Two Things at Once
E A Markham (1939–2008)
We were saddened to hear shortly before going to press of the death of E A (‘Archie’) Markham who was to have written a feature for this issue about the poet’s life in Paris. Archie had settled there in 2005, after retiring as Professor of Creative Writing at Sheffield Hallam University, and was an active participant in the city’s anglophone literary life as well as a mordantly witty observer of wider French cultural and political life. He had always been a wanderer, as unconcerned by national borders as he was by boundaries of genre in literature. He had come to London from Montserrat as a teenager in the 1950s, initially working in a garment factory before returning to education, taking a degree at Lampeter and doing research in seventeenth century drama at the Universities of East Anglia and London.
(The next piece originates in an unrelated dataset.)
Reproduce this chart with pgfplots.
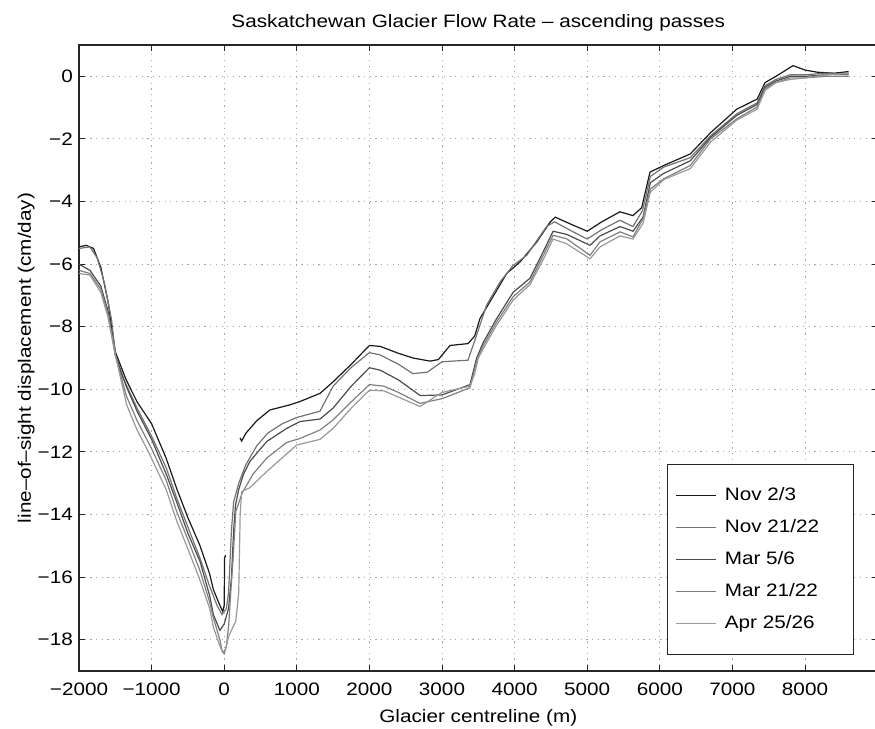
\documentclass[border=0pt]{standalone}
\usepackage{fontspec}
\setmainfont{Liberation Sans}[FakeStretch=1.15]
\usepackage{pgfplots}
\pgfplotsset{compat=1.18}
\newcommand{\fs}{\fontsize{18}{21}\selectfont}
\begin{document}
\begin{tikzpicture}
\begin{axis}[
  scale only axis, width=798.6pt, height=626pt,
  xmin=-2000, xmax=9000, ymin=-19, ymax=1,
  xtick={-2000,-1000,0,1000,2000,3000,4000,5000,6000,7000,8000},
  xticklabels={−2000,−1000,0,1000,2000,3000,4000,5000,6000,7000,8000},
  ytick={-18,-16,-14,-12,-10,-8,-6,-4,-2,0},
  yticklabels={−18,−16,−14,−12,−10,−8,−6,−4,−2,0},
  tick align=inside, tick pos=both, major tick length=6pt,
  axis line style={black!85, line width=1.1pt},
  major tick style={black!85, line width=1pt},
  grid=major,
  major grid style={gray!70, line width=1pt, dash pattern=on 1.2pt off 4.5pt},
  xticklabel style={font=\fs, anchor=base, yshift=-24.5pt},
  yticklabel style={font=\fs, anchor=east, inner sep=0pt, xshift=-6pt},
  title={Saskatchewan Glacier Flow Rate -- ascending passes},
  title style={font=\fs, at={(axis description cs:0.5,1.0184)}, anchor=base, inner sep=0pt},
  xlabel={Glacier centreline (m)},
  xlabel style={font=\fs, at={(axis description cs:0.5,-0.0815)}, anchor=base, inner sep=0pt},
  ylabel={line--of--sight displacement (cm/day)},
  ylabel style={font=\fs, at={(axis description cs:-0.0601,0.5)}, anchor=base, inner sep=0pt},
  legend style={at={(axis description cs:0.7363,0.3307)}, anchor=north west,
    draw=black!85, line width=1pt, fill=white, font=\fs,
    inner xsep=8pt, inner ysep=23pt, row sep=16pt, column sep=8pt,
    nodes={text height=13pt, text depth=3pt, inner sep=0pt}},
  legend cell align=left,
  legend image code/.code={\draw[#1, line width=1.3pt] (0pt,0pt) -- (40pt,0pt);},
  every axis plot/.append style={line width=1.2pt},
  unbounded coords=jump,
]
\addplot[black!90] coordinates {
(-2000,-5.45) (-1900,-5.4) (-1800,-5.5) (-1700,-6.1) (-1600,-7.2) (-1500,-8.8) (-1350,-9.7) (-1200,-10.4) (-1000,-11.1) (-800,-12.2) (-650,-13.2) (-500,-14.1) (-333,-15.0) (-200,-15.9) (-149,-16.4) (-60,-16.9) (-20,-17.1) (0,-16.9) (5,-15.4) (20,-15.3) (100,nan) (218,-11.55) (240,-11.65) (300,-11.4) (450,-11.0) (630,-10.66) (900,-10.5) (1044,-10.39) (1320,-10.13) (1500,-9.76) (1750,-9.2) (2000,-8.6) (2150,-8.63) (2400,-8.85) (2600,-9.0) (2835,-9.1) (2950,-9.05) (3110,-8.6) (3358,-8.54) (3450,-8.3) (3523,-7.74) (3661,-7.2) (3891,-6.3) (4075,-5.93) (4303,-5.3) (4488,-4.66) (4560,-4.5) (4750,-4.7) (5000,-4.95) (5200,-4.65) (5450,-4.33) (5630,-4.45) (5750,-4.2) (5865,-3.06) (6055,-2.85) (6420,-2.48) (6700,-1.8) (7060,-1.05) (7340,-0.73) (7450,-0.2) (7600,0.0) (7835,0.34) (8000,0.2) (8170,0.13) (8400,0.1) (8600,0.15)
};
\addlegendentry{\makebox[121pt][l]{Nov 2/3}}
\addplot[black!55] coordinates {
(-2000,-5.5) (-1850,-5.45) (-1750,-5.8) (-1650,-6.6) (-1550,-7.8) (-1500,-8.9) (-1400,-9.6) (-1200,-10.6) (-1000,-11.5) (-800,-12.5) (-650,-13.5) (-500,-14.4) (-333,-15.4) (-200,-16.3) (-100,-16.9) (-30,-17.2) (30,-17.0) (60,-16.5) (100,-14.5) (130,-13.6) (200,-13.0) (300,-12.4) (450,-11.8) (600,-11.4) (800,-11.1) (1000,-10.9) (1320,-10.7) (1500,-9.9) (1750,-9.3) (2000,-8.83) (2146,-8.9) (2400,-9.2) (2600,-9.5) (2800,-9.45) (3000,-9.12) (3358,-9.07) (3477,-8.27) (3615,-7.31) (3800,-6.57) (3980,-6.04) (4167,-5.72) (4440,-4.8) (4550,-4.65) (4750,-4.9) (5000,-5.2) (5200,-4.9) (5450,-4.6) (5630,-4.8) (5760,-4.3) (5870,-3.2) (6055,-2.9) (6420,-2.6) (6700,-1.9) (7060,-1.2) (7340,-0.85) (7450,-0.3) (7600,-0.1) (7800,0.05) (8000,0.05) (8300,0.1) (8600,0.05)
};
\addlegendentry{\makebox[121pt][l]{Nov 21/22}}
\addplot[black!70] coordinates {
(-2000,-6.0) (-1850,-6.2) (-1700,-6.7) (-1600,-7.5) (-1500,-8.9) (-1350,-9.9) (-1200,-10.7) (-1000,-11.6) (-800,-12.7) (-655,-13.6) (-500,-14.6) (-333,-15.5) (-200,-16.6) (-149,-17.2) (-60,-17.7) (0,-17.5) (60,-17.0) (100,-16.0) (130,-14.5) (156,-13.7) (200,-13.2) (263,-12.73) (355,-12.3) (585,-11.67) (860,-11.25) (1044,-11.03) (1320,-10.95) (1500,-10.6) (1750,-9.9) (2000,-9.31) (2150,-9.39) (2400,-9.7) (2700,-10.2) (3000,-10.18) (3386,-9.85) (3477,-9.0) (3569,-8.5) (3753,-7.74) (3980,-6.9) (4213,-6.45) (4395,-5.6) (4530,-4.95) (4717,-5.05) (5039,-5.4) (5176,-5.1) (5452,-4.8) (5631,-4.95) (5769,-4.5) (5870,-3.4) (6055,-3.1) (6420,-2.7) (6700,-1.95) (7060,-1.25) (7340,-0.9) (7450,-0.35) (7600,-0.15) (7800,0.0) (8000,0.0) (8300,0.05) (8600,0.1)
};
\addlegendentry{\makebox[121pt][l]{Mar 5/6}}
\addplot[black!50] coordinates {
(-2000,-6.2) (-1850,-6.3) (-1700,-6.8) (-1600,-7.6) (-1500,-8.9) (-1350,-10.2) (-1200,-11.0) (-1000,-11.9) (-800,-12.9) (-655,-13.9) (-500,-14.8) (-333,-15.8) (-200,-16.8) (-149,-17.3) (-60,-18.0) (-30,-18.35) (0,-18.45) (30,-18.2) (60,-17.6) (90,-16.5) (120,-15.5) (160,-13.9) (250,-13.3) (400,-12.7) (585,-12.2) (860,-11.7) (1044,-11.57) (1320,-11.3) (1500,-10.98) (1750,-10.4) (2000,-9.85) (2200,-9.9) (2400,-10.1) (2697,-10.45) (3000,-10.3) (3386,-9.95) (3477,-9.1) (3569,-8.6) (3753,-7.85) (3980,-7.04) (4213,-6.57) (4395,-5.72) (4530,-5.08) (4717,-5.19) (5039,-5.72) (5176,-5.29) (5452,-4.97) (5631,-5.13) (5769,-4.55) (5870,-3.6) (6055,-3.27) (6420,-2.85) (6700,-2.0) (7060,-1.36) (7340,-0.98) (7450,-0.4) (7600,-0.2) (7800,-0.05) (8000,-0.05) (8300,0.0) (8600,0.0)
};
\addlegendentry{\makebox[121pt][l]{Mar 21/22}}
\addplot[black!40] coordinates {
(-2000,-6.3) (-1850,-6.35) (-1700,-6.9) (-1600,-7.7) (-1500,-8.9) (-1343,-10.5) (-1200,-11.3) (-1022,-12.1) (-800,-13.2) (-655,-14.2) (-500,-15.1) (-333,-16.1) (-200,-17.0) (-149,-17.6) (-60,-18.2) (-20,-18.4) (20,-18.3) (60,-17.9) (120,-17.6) (160,-17.4) (200,-16.5) (220,-14.0) (240,-13.27) (300,-13.2) (350,-13.15) (585,-12.63) (998,-11.78) (1320,-11.6) (1500,-11.25) (1750,-10.6) (2000,-10.03) (2200,-10.05) (2400,-10.25) (2697,-10.55) (3000,-10.1) (3386,-9.9) (3450,-9.5) (3500,-9.0) (3569,-8.7) (3753,-7.95) (3980,-7.15) (4213,-6.65) (4395,-5.85) (4530,-5.2) (4717,-5.35) (5039,-5.83) (5176,-5.45) (5452,-5.1) (5631,-5.2) (5769,-4.7) (5870,-3.7) (6055,-3.3) (6420,-2.95) (6700,-2.1) (7060,-1.4) (7340,-1.05) (7450,-0.45) (7600,-0.2) (7800,-0.1) (8000,-0.05) (8300,0.05) (8600,0.1)
};
\addlegendentry{\makebox[121pt][l]{Apr 25/26}}
\end{axis}
\pgfresetboundingbox
\path[use as bounding box] (current axis.south west) ++(-79pt,-57pt) rectangle ++(875pt,728pt);
\end{tikzpicture}
\end{document}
In the 1970s, he was involved in experimental drama in the Caribbean and co-operative house-building in the South of France, lived for periods in Germany and Sweden, was professionally snubbed by Philip Larkin in Hull and visited Enver Hoxha’s Albania. In subsequent decades he was media co-ordinator for a development project in Papua New Guinea, a writer-in-residence at the University of Ulster, an advocate for Montserrat in the years of its hurricane and volcano, editor of the multi-cultural arts magazine Artrage, and a visitor to Mozambique.
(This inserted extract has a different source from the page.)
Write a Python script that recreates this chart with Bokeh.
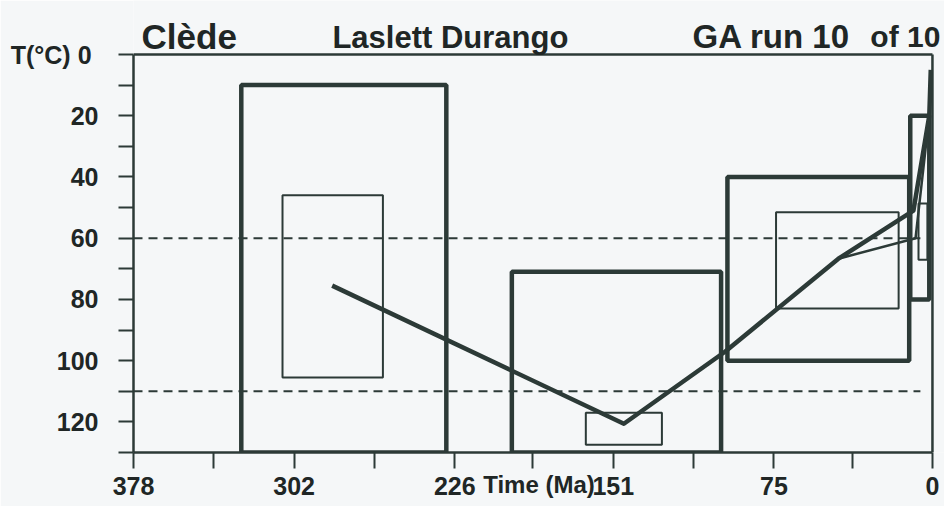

Although he had started as a dramatist, Archie began to make his name as a poet in the crowded world of British small press publication in the 1970s, both under his own name and through the heteronymic identities of Paul St Vincent and Sally Goodman. The latter two personae allowed him to address issues of race and gender in a more focused way, but were perhaps also a way of coping with his own prolific talent, as he would often publish poems in the same issue of a magazine under more than one identity. In the 1980s his work started to achieve mainstream recognition with collections such as Love Politics and Food, Human Rites and Living in Disguise. As interest developed in post-colonial literature he was asked to edit the influential anthologies Hinterland: Caribbean Poetry from the West Indies and Britain (1989) and The Penguin Book of Caribbean Short Stories (1996). He was a gifted and dedicated teacher who had worked in Further Education and as a writer-in-residence across Britain and Ireland before becoming a lecturer and then Professor of Creative Writing at Sheffield Hallam University. He was also a trustee and active supporter of The Poetry School, founded by his great friend and former partner, the poet Mimi Khalvati. As well as continuing to publish poetry (his 2002 collection A Rough Climate was shortlisted for the T S Eliot prize), he developed a growing reputation as a writer of highly digressive, genre-defying fiction from the campus novel Marking Time (1999) to the reflections on exile and age of At Home With Miss Vanesa (2005). At the time of his death, he was working on a Collected Poems and a new volume of stories, while a memoir of his early life in London, Against the Grain was about to be published.
A recent poem, ‘Hand and Eye’ catches some of Markham’s sensibility and spirit as well as demonstrating his craft. The speaker has, for the second time burned a cooking pot:
So, time to sit back and ponder why it’s gone wrong.
You never were a ball-player, a Sobers, a Beckham.
Even juggling with Latin embarrassed you with its spillage
Of meaning. So why persist in thinking, after life’s experience,
You could better what the Americans said of one of their Presidents
And try to chew gum and scratch your arse at the same time.To cook the meal and write the poem is the issue:
When will you give up this fantasy? You recall the young
Shirley Temple at the piano announcing to the audience
That she would play and sing at the same time.
And you think, all these years after Temple; all these men
In the world maintaining two families at the same time;
The politicians conducting war and peace at the same time;
Is it too much to ask yourself to do these two things at once?
The choice, as for Yeats, is between ‘perfection of the life, or of the work’. Yet who but Archie would ask the question with such characteristic verve and modesty? He was always doing at least two things at once. He will be missed.